I’ll just come straight out and say that although I love physics, but understanding all the complicated mathematics behind it is not an easy feat most of the time. Perhaps some of you can relate. Well, it turns out that you don’t actually have to be a physicist in order to understand some of the most important equations around. In fact, sometimes all you need is a few examples and some simple explanations. Admittedly, understanding the meaning of something and understanding how to put that something into practice are wildly different things, but I believe that knowledge in and of itself is always useful even if you won’t come across a situation where you might be able to use it for practical purposes. But at the very least, understanding a bit of physics makes a great topic of conversation in many social settings.
With that in mind, let’s take a look at the most well known physics equation out there, E=MC², also known as the energy-mass equivalence. So what does it mean? This famous equation is part of Einstein’s theory of special relativity and it simply explains that the energy of an object is equal to its mass. Or as the text in the picture reads, “the faster you move, the heavier you will get”, although the formula is used to explain a wide variety of other things as well. As you’ve probably already guessed, “E” stands for energy while “M” stands for mass.

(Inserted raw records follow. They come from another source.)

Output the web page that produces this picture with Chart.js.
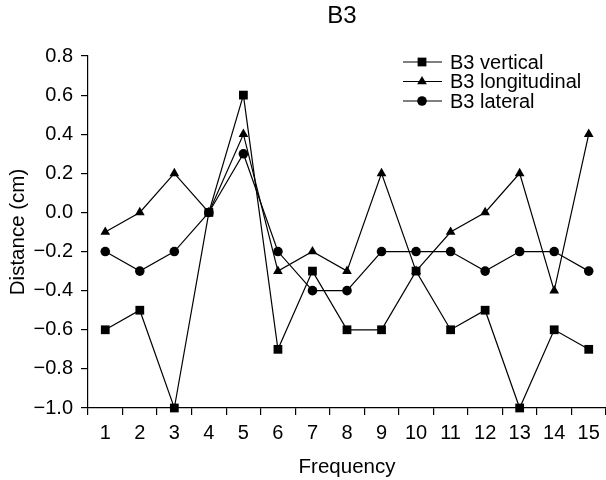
<!DOCTYPE html>
<html>
<head>
<meta charset="utf-8">
<script src="https://cdn.jsdelivr.net/npm/chart.js@4/dist/chart.umd.min.js"></script>
<style>
  html, body { margin: 0; padding: 0; background: #fff; }
  #wrap { width: 606px; height: 480px; }
</style>
</head>
<body>
<div id="wrap"><canvas id="myChart" width="606" height="480"></canvas></div>
<script>
  const categories = ['1','2','3','4','5','6','7','8','9','10','11','12','13','14','15'];
  const verticalValues = [-0.6, -0.5, -1.0, 0.0, 0.6, -0.7, -0.3, -0.6, -0.6, -0.3, -0.6, -0.5, -1.0, -0.6, -0.7];
  const longitudinalValues = [-0.1, 0.0, 0.2, 0.0, 0.4, -0.3, -0.2, -0.3, 0.2, -0.3, -0.1, 0.0, 0.2, -0.4, 0.4];
  const lateralValues = [-0.2, -0.3, -0.2, 0.0, 0.3, -0.2, -0.4, -0.4, -0.2, -0.2, -0.2, -0.3, -0.2, -0.2, -0.3];
  const seriesNames = ['B3 vertical', 'B3 longitudinal', 'B3 lateral'];
  const yMin = -1.0, yMax = 0.8, yStep = 0.2;

  const FONT = 'Liberation Sans, Arial, sans-serif';

  function fmtTick(v) {
    if (Math.abs(v) < 1e-9) return '0.0';
    return (v < 0 ? '\u2212' : '') + Math.abs(v).toFixed(1);
  }

  function makeSet(label, data, style, radius) {
    return {
      label: label,
      data: data,
      borderColor: '#000',
      backgroundColor: '#000',
      borderWidth: 1.2,
      pointStyle: style,
      pointRadius: radius,
      pointHoverRadius: radius,
      pointBorderWidth: 0,
      tension: 0,
      fill: false,
      clip: 10
    };
  }

  // title + legend with line/marker/line symbols
  const extras = {
    id: 'extras',
    afterDraw(chart) {
      const ctx = chart.ctx;
      ctx.save();
      ctx.fillStyle = '#000';
      ctx.font = '24px ' + FONT;
      ctx.textAlign = 'center';
      ctx.textBaseline = 'middle';
      ctx.fillText('B3', 342, 16);

      ctx.font = '20px ' + FONT;
      ctx.textAlign = 'left';
      chart.data.datasets.forEach((ds, i) => {
        const y = 62 + i * 19.5;
        ctx.strokeStyle = '#000';
        ctx.lineWidth = 1.2;
        ctx.beginPath();
        ctx.moveTo(403, y);
        ctx.lineTo(442, y);
        ctx.stroke();
        Chart.helpers.drawPoint(ctx, {
          pointStyle: ds.pointStyle, radius: ds.pointRadius, rotation: 0, borderWidth: 0
        }, 422, y);
        ctx.fillStyle = '#000';
        ctx.fillText(ds.label, 450, y + 1);
      });
      ctx.restore();
    }
  };

  const config = {
    type: 'line',
    data: {
      labels: categories,
      datasets: [
        makeSet(seriesNames[0], verticalValues, 'rect', 6.2),
        makeSet(seriesNames[1], longitudinalValues, 'triangle', 5.6),
        makeSet(seriesNames[2], lateralValues, 'circle', 4.8)
      ]
    },
    options: {
      animation: false,
      responsive: false,
      layout: { autoPadding: false, padding: { top: 56, right: 0, left: 0, bottom: 0 } },
      plugins: {
        legend: { display: false },
        title: { display: false },
        tooltip: { enabled: false }
      },
      scales: {
        x: {
          type: 'category',
          offset: true,
          grid: { offset: true, drawOnChartArea: false, tickLength: 7, color: '#000', lineWidth: 1.2 },
          border: { color: '#000', width: 1.2 },
          ticks: { color: '#000', font: { family: FONT, size: 20 }, padding: 6, maxRotation: 0, autoSkip: false },
          title: { display: true, text: 'Frequency', color: '#000', font: { family: FONT, size: 20.5 }, padding: { top: 4, bottom: 0 } },
          afterFit(scale) { scale.height = 72; scale.paddingRight = 0; scale.paddingLeft = 0; }
        },
        y: {
          min: yMin,
          max: yMax,
          grid: { drawOnChartArea: false, tickLength: 7, color: '#000', lineWidth: 1.2 },
          border: { color: '#000', width: 1.2 },
          ticks: { stepSize: yStep, color: '#000', font: { family: FONT, size: 20 }, padding: 8, callback: fmtTick },
          title: { display: true, text: 'Distance (cm)', color: '#000', font: { family: FONT, size: 20.5 }, padding: { top: 6, bottom: 4 } },
          afterFit(scale) { scale.width = 88; scale.paddingTop = 0; scale.paddingBottom = 0; }
        }
      }
    },
    plugins: [extras]
  };

  let myChart = new Chart(document.getElementById('myChart'), config);
</script>
</body>
</html>
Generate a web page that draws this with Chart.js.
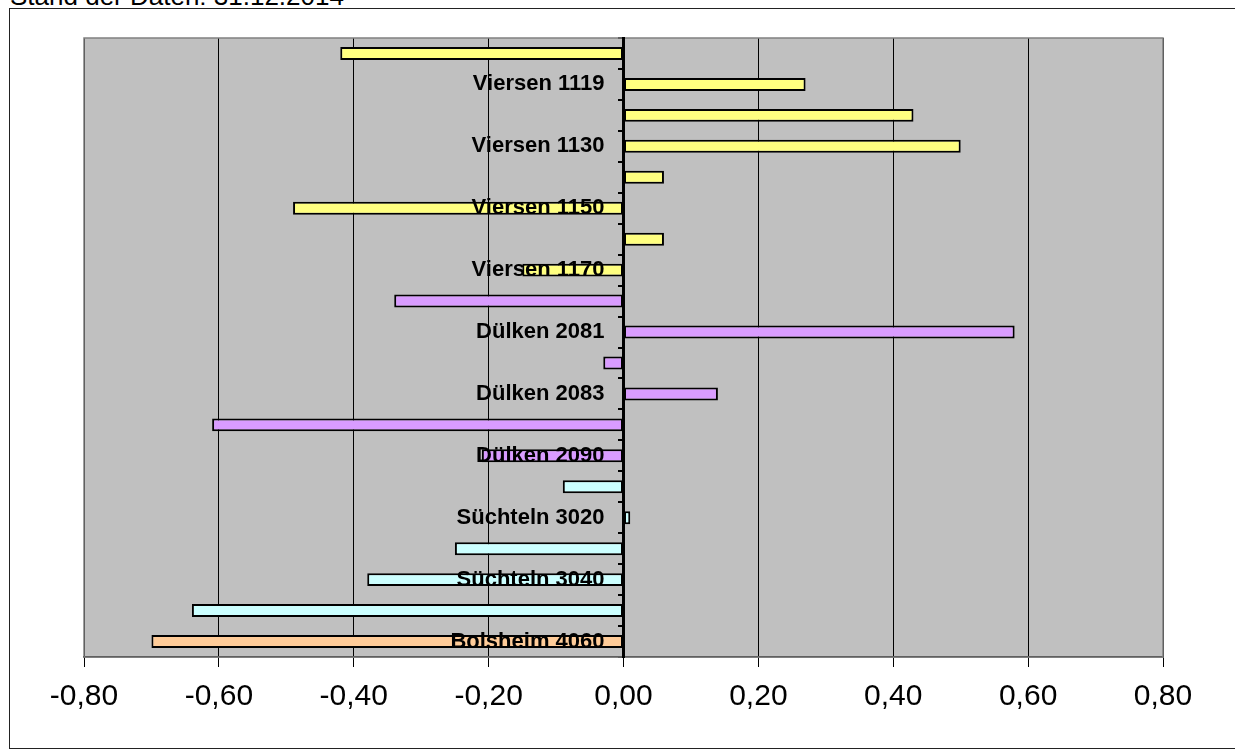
<!DOCTYPE html>
<html>
<head>
<meta charset="utf-8">
<script src="https://cdn.jsdelivr.net/npm/chart.js@4.4.1/dist/chart.umd.min.js"></script>
<style>
    body { margin: 0; background: #fff; overflow: hidden; }
    #wrap { position: relative; width: 1235px; height: 756px; }
    #stand { position: absolute; left: 10px; top: -17px; font: 26px "Liberation Sans", Arial, sans-serif; line-height: 26px; color: #000; white-space: nowrap; }
    #frame { position: absolute; left: 9px; top: 8px; width: 1240px; height: 739px; border: 1px solid #222; border-right: none; }
    canvas { position: absolute; left: 0; top: 0; }
</style>
</head>
<body>
<div id="wrap">
    <div id="stand">Stand der Daten: 31.12.2014</div>
    <div id="frame"></div>
    <canvas id="chart" width="1235" height="756"></canvas>
</div>
<script>
// Kategorien (nur jede zweite wird beschriftet)
const categories = [
    'Viersen 1110', 'Viersen 1119', 'Viersen 1120', 'Viersen 1130',
    'Viersen 1140', 'Viersen 1150', 'Viersen 1160', 'Viersen 1170',
    'Dülken 2080', 'Dülken 2081', 'Dülken 2082', 'Dülken 2083',
    'Dülken 2084', 'Dülken 2090',
    'Süchteln 3010', 'Süchteln 3020', 'Süchteln 3030', 'Süchteln 3040', 'Süchteln 3050',
    'Bolsheim 4060'
];

const values = [
    -0.42, 0.27, 0.43, 0.50,
    0.06, -0.49, 0.06, -0.15,
    -0.34, 0.58, -0.03, 0.14,
    -0.61, -0.21,
    -0.09, 0.01, -0.25, -0.38, -0.64,
    -0.70
];

const districts = [
    'Viersen', 'Viersen', 'Viersen', 'Viersen', 'Viersen', 'Viersen', 'Viersen', 'Viersen',
    'Dülken', 'Dülken', 'Dülken', 'Dülken', 'Dülken', 'Dülken',
    'Süchteln', 'Süchteln', 'Süchteln', 'Süchteln', 'Süchteln',
    'Bolsheim'
];

const districtColors = {
    'Viersen': '#ffff80',
    'Dülken': '#d99cff',
    'Süchteln': '#ccffff',
    'Bolsheim': '#ffcc99'
};

const xTicks = [-0.8, -0.6, -0.4, -0.2, 0, 0.2, 0.4, 0.6, 0.8];

// Plot background, border, and gap between labels and zero axis
const plotArea = {
    id: 'plotArea',
    beforeDraw(chart) {
        const {ctx, chartArea: a} = chart;
        ctx.save();
        ctx.fillStyle = '#c0c0c0';
        ctx.fillRect(a.left, a.top, a.right - a.left, a.bottom - a.top);
        ctx.restore();

        // labels of an axis placed at x=0 ignore ticks.padding, so move them here
        const items = chart.scales.y.getLabelItems(a);
        if (!items._shifted) {
            items.forEach(item => { item.options.translation[0] -= 19; });
            items._shifted = true;
        }
    },
    beforeDatasetsDraw(chart) {
        const {ctx, chartArea: a} = chart;
        ctx.save();
        ctx.strokeStyle = '#808080';
        ctx.lineWidth = 1.5;
        ctx.strokeRect(a.left, a.top, a.right - a.left, a.bottom - a.top);
        ctx.restore();
    }
};

new Chart(document.getElementById('chart'), {
    type: 'bar',
    data: {
        labels: categories,
        datasets: [{
            data: values,
            backgroundColor: districts.map(d => districtColors[d]),
            borderColor: '#000',
            borderWidth: 2,
            borderSkipped: false,
            barPercentage: 0.42,
            categoryPercentage: 1
        }]
    },
    options: {
        indexAxis: 'y',
        responsive: false,
        animation: false,
        layout: { padding: { left: 84, right: 72, top: 38, bottom: 29 } },
        plugins: {
            legend: { display: false },
            tooltip: { enabled: false }
        },
        scales: {
            x: {
                min: -0.8,
                max: 0.8,
                afterBuildTicks: scale => { scale.ticks = xTicks.map(v => ({ value: v })); },
                grid: { color: '#000', lineWidth: 1, tickLength: 10, tickColor: '#000' },
                border: { color: '#000', width: 1.5 },
                ticks: {
                    color: '#000',
                    padding: 12,
                    font: { family: '"Liberation Sans", Arial, sans-serif', size: 30 },
                    callback: v => v.toFixed(2).replace('.', ',')
                }
            },
            y: {
                position: { x: 0 },
                grid: { drawOnChartArea: false, tickLength: 4, color: '#000', lineWidth: 2 },
                border: { color: '#000', width: 3, z: 1 },
                ticks: {
                    z: 1,
                    autoSkip: false,
                    color: '#000',
                    font: { family: '"Liberation Sans", Arial, sans-serif', size: 22, weight: 'bold' },
                    callback: function(v, i) { return i % 2 === 1 ? this.getLabelForValue(v) : ''; }
                }
            }
        }
    },
    plugins: [plotArea]
});
</script>
</body>
</html>
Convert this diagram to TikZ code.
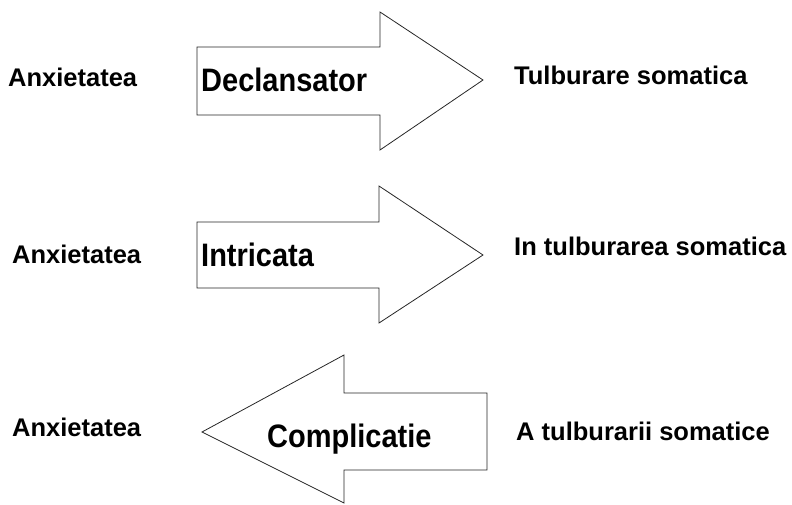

But what about the last part? Well, C is the speed of light, so C² is the speed of light squared. The last part is there to explain that mass is not converted into energy just like that. When the conversion takes place and the energy comes into being, this energy is not stationary, but rather moving at very high speeds – around 300 million meters per second to be precise, which is the speed of light in a vacuum. Fun fact: the “C” comes from the Latin word Celeritas, which means speed or velocity. What this all means is that even a very small amount of matter can release a huge amount of energy, as already proven by atomic bombs which were built with this formula in mind, among other things.
This important physics equation can also help us to develop technologies that allow objects to travel at very high speeds – potentially near or even faster than the speed of light – while using small amounts of matter that release a tremendous amount of energy. You’ve likely already seen potential applications for this in science-fiction where they use a warp drive based on this principle to power and propel the USS Enterprise (the Star Trek starship, not the US navy’s aircraft carrier). Having said that, a warp drive would in theory allow FTL (faster-than-light) travel, a concept that’s not easy to wrap your head around because it contradicts E=MC². As mentioned before, “the faster you move, the heavier you will get”, so an object approaching the speed of light would eventually reach infinite mass and require infinite amounts of energy to propel further beyond that.
Needless to say, the idea of FTL travel presents a few problems for anyone who is interested in understanding physics and even for those who already do. A warp drive should be able to bypass most of these problems and not break the laws of physics thanks to the mechanisms by which it functions. FTL travel would be achieved by bending space-time ( which is possible as explained by Einstein’s theory of general relativity) and encasing the object into a warp bubble that’s created by the warp drive itself. This way, the object inside would be protected from all effects that should otherwise tear it to pieces or make it infinitely heavy while travelling faster than the speed of light. As for the energy issue, a warp drive would have to be powered by antimatter or some other form of exotic matter. As stated by the theory of special relativity, small quantities of matter are able to be converted into high amounts of energy, so presumably powering a warp drive is not impossible, although we would need to use some very unconventional means and forms of matter in order to achieve something like this.
As you can see, this famous physics equation has some incredible potential applications, all of which involve creating huge amounts of energy while using small amounts of mass. In addition, energy-mass equivalence would also allow us to create matter out of pure energy, a feat that was actually considered impossible (despite being theoretically sound) back in the day when Einstein first proposed his theory of special relativity. But thanks to all the technological advancements we made since then, this previously impossible task is now known to be very much achievable, although all the experiments conducted so far have yielded minimal results. Still, scientists were already able to transform light into matter on a very small scale and further research might be able to lead to some more impressive results on a larger scale at some point in the future.
Now, unfortunately I’m not a physics professor and there’s only so much I can understand myself, but hopefully you were able to find this article helpful in your endless pursuit of knowledge. I’m actually thinking about turning this into a series of sorts, so if you have any suggestions or if there are any specific things that you want to learn about don’t hesitate to share your thoughts in the comments section below. I’m all years. If I may, I would like to end this with a quote from Albert Einstein that’s almost as famous as his E=MC² formula: “if you can’t explain it simply you don’t understand it well enough.” Hopefully all the explanations I gave were simple enough.